=== Aim of the exercise ===
Omit any picture, and return the remaining data exactly as written.

- - - -

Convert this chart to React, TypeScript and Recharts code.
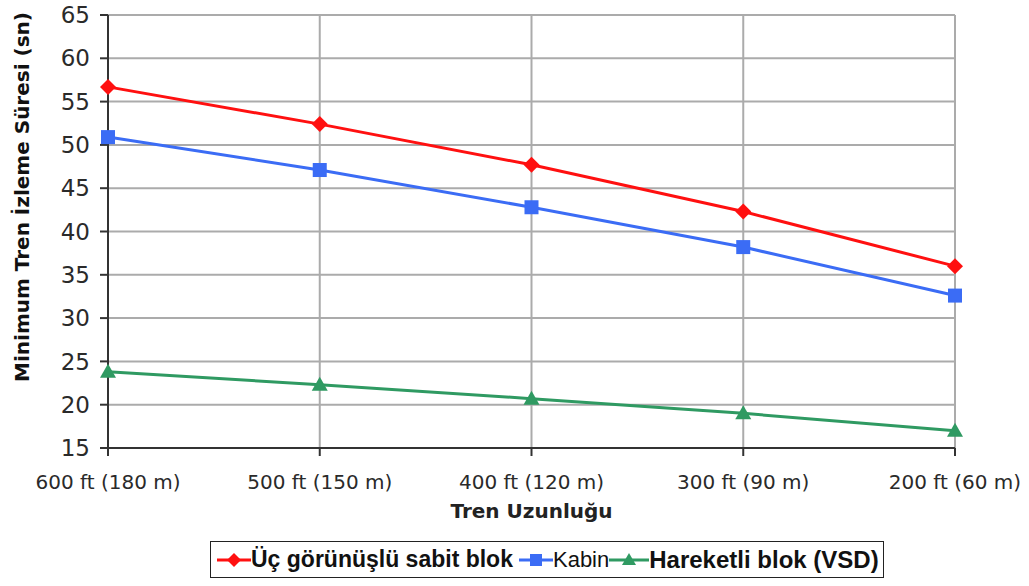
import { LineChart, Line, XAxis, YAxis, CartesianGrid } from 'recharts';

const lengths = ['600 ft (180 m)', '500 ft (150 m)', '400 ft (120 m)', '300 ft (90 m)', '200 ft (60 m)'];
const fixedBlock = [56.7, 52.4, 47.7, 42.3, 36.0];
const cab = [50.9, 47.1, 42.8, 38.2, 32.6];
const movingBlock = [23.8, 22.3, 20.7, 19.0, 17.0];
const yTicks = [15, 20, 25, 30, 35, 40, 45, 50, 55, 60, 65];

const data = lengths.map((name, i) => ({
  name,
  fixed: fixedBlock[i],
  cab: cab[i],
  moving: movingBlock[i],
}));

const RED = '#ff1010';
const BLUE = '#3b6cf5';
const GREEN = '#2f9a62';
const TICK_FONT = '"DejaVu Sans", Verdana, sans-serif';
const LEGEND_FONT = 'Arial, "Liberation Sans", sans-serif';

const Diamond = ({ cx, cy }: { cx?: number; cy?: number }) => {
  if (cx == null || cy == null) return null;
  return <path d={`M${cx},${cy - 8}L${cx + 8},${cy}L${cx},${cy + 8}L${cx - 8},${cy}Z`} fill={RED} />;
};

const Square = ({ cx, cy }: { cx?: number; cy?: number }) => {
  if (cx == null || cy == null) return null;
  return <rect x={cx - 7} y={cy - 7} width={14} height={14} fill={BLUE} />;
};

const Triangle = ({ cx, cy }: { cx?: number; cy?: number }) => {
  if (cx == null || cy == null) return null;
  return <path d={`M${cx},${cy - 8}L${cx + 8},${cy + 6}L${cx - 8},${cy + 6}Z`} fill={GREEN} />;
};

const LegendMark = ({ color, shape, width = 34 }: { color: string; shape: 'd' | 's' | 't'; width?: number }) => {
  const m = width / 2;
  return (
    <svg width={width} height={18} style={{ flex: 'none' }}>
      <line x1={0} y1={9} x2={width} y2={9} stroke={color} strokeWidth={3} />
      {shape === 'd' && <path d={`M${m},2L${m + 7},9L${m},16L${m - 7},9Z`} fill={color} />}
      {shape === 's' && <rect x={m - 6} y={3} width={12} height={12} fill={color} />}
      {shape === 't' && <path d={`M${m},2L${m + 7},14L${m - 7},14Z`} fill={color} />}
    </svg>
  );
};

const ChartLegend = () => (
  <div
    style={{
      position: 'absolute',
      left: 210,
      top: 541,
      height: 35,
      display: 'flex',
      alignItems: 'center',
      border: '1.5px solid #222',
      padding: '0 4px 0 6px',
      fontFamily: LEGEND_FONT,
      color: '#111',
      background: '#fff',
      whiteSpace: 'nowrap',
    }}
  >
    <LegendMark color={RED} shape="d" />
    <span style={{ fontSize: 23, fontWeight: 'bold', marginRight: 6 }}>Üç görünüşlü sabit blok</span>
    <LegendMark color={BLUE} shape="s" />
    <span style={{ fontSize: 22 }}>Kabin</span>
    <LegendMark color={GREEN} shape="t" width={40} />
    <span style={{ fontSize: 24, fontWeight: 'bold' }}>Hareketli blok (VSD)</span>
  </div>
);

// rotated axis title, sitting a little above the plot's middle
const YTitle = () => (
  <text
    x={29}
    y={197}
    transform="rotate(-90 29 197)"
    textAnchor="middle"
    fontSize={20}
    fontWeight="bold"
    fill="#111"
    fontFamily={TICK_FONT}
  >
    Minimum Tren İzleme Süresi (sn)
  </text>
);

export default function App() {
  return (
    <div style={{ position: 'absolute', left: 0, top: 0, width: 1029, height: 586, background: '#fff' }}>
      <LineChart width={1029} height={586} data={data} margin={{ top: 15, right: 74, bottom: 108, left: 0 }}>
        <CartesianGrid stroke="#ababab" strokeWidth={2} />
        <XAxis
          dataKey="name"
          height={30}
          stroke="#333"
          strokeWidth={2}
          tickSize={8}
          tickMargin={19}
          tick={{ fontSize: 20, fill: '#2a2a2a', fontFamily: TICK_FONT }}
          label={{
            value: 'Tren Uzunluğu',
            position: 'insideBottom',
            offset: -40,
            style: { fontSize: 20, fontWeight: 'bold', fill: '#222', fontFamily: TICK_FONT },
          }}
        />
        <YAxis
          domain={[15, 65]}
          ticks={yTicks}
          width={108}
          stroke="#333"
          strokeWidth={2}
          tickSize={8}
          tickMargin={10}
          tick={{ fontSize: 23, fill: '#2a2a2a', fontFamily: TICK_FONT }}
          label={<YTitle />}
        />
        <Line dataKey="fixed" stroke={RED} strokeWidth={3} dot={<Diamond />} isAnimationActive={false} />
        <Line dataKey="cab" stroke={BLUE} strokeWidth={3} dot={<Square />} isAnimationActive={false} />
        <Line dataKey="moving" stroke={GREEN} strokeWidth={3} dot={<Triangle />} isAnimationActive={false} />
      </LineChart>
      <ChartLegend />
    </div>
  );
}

- - - -

=== Written answer ===
Convert this chart to React, TypeScript and Recharts code.
import { LineChart, Line, XAxis, YAxis, CartesianGrid } from 'recharts';

const lengths = ['600 ft (180 m)', '500 ft (150 m)', '400 ft (120 m)', '300 ft (90 m)', '200 ft (60 m)'];
const fixedBlock = [56.7, 52.4, 47.7, 42.3, 36.0];
const cab = [50.9, 47.1, 42.8, 38.2, 32.6];
const movingBlock = [23.8, 22.3, 20.7, 19.0, 17.0];
const yTicks = [15, 20, 25, 30, 35, 40, 45, 50, 55, 60, 65];

const data = lengths.map((name, i) => ({
  name,
  fixed: fixedBlock[i],
  cab: cab[i],
  moving: movingBlock[i],
}));

const RED = '#ff1010';
const BLUE = '#3b6cf5';
const GREEN = '#2f9a62';
const TICK_FONT = '"DejaVu Sans", Verdana, sans-serif';
const LEGEND_FONT = 'Arial, "Liberation Sans", sans-serif';

const Diamond = ({ cx, cy }: { cx?: number; cy?: number }) => {
  if (cx == null || cy == null) return null;
  return <path d={`M${cx},${cy - 8}L${cx + 8},${cy}L${cx},${cy + 8}L${cx - 8},${cy}Z`} fill={RED} />;
};

const Square = ({ cx, cy }: { cx?: number; cy?: number }) => {
  if (cx == null || cy == null) return null;
  return <rect x={cx - 7} y={cy - 7} width={14} height={14} fill={BLUE} />;
};

const Triangle = ({ cx, cy }: { cx?: number; cy?: number }) => {
  if (cx == null || cy == null) return null;
  return <path d={`M${cx},${cy - 8}L${cx + 8},${cy + 6}L${cx - 8},${cy + 6}Z`} fill={GREEN} />;
};

const LegendMark = ({ color, shape, width = 34 }: { color: string; shape: 'd' | 's' | 't'; width?: number }) => {
  const m = width / 2;
  return (
    <svg width={width} height={18} style={{ flex: 'none' }}>
      <line x1={0} y1={9} x2={width} y2={9} stroke={color} strokeWidth={3} />
      {shape === 'd' && <path d={`M${m},2L${m + 7},9L${m},16L${m - 7},9Z`} fill={color} />}
      {shape === 's' && <rect x={m - 6} y={3} width={12} height={12} fill={color} />}
      {shape === 't' && <path d={`M${m},2L${m + 7},14L${m - 7},14Z`} fill={color} />}
    </svg>
  );
};

const ChartLegend = () => (
  <div
    style={{
      position: 'absolute',
      left: 210,
      top: 541,
      height: 35,
      display: 'flex',
      alignItems: 'center',
      border: '1.5px solid #222',
      padding: '0 4px 0 6px',
      fontFamily: LEGEND_FONT,
      color: '#111',
      background: '#fff',
      whiteSpace: 'nowrap',
    }}
  >
    <LegendMark color={RED} shape="d" />
    <span style={{ fontSize: 23, fontWeight: 'bold', marginRight: 6 }}>Üç görünüşlü sabit blok</span>
    <LegendMark color={BLUE} shape="s" />
    <span style={{ fontSize: 22 }}>Kabin</span>
    <LegendMark color={GREEN} shape="t" width={40} />
    <span style={{ fontSize: 24, fontWeight: 'bold' }}>Hareketli blok (VSD)</span>
  </div>
);

// rotated axis title, sitting a little above the plot's middle
const YTitle = () => (
  <text
    x={29}
    y={197}
    transform="rotate(-90 29 197)"
    textAnchor="middle"
    fontSize={20}
    fontWeight="bold"
    fill="#111"
    fontFamily={TICK_FONT}
  >
    Minimum Tren İzleme Süresi (sn)
  </text>
);

export default function App() {
  return (
    <div style={{ position: 'absolute', left: 0, top: 0, width: 1029, height: 586, background: '#fff' }}>
      <LineChart width={1029} height={586} data={data} margin={{ top: 15, right: 74, bottom: 108, left: 0 }}>
        <CartesianGrid stroke="#ababab" strokeWidth={2} />
        <XAxis
          dataKey="name"
          height={30}
          stroke="#333"
          strokeWidth={2}
          tickSize={8}
          tickMargin={19}
          tick={{ fontSize: 20, fill: '#2a2a2a', fontFamily: TICK_FONT }}
          label={{
            value: 'Tren Uzunluğu',
            position: 'insideBottom',
            offset: -40,
            style: { fontSize: 20, fontWeight: 'bold', fill: '#222', fontFamily: TICK_FONT },
          }}
        />
        <YAxis
          domain={[15, 65]}
          ticks={yTicks}
          width={108}
          stroke="#333"
          strokeWidth={2}
          tickSize={8}
          tickMargin={10}
          tick={{ fontSize: 23, fill: '#2a2a2a', fontFamily: TICK_FONT }}
          label={<YTitle />}
        />
        <Line dataKey="fixed" stroke={RED} strokeWidth={3} dot={<Diamond />} isAnimationActive={false} />
        <Line dataKey="cab" stroke={BLUE} strokeWidth={3} dot={<Square />} isAnimationActive={false} />
        <Line dataKey="moving" stroke={GREEN} strokeWidth={3} dot={<Triangle />} isAnimationActive={false} />
      </LineChart>
      <ChartLegend />
    </div>
  );
}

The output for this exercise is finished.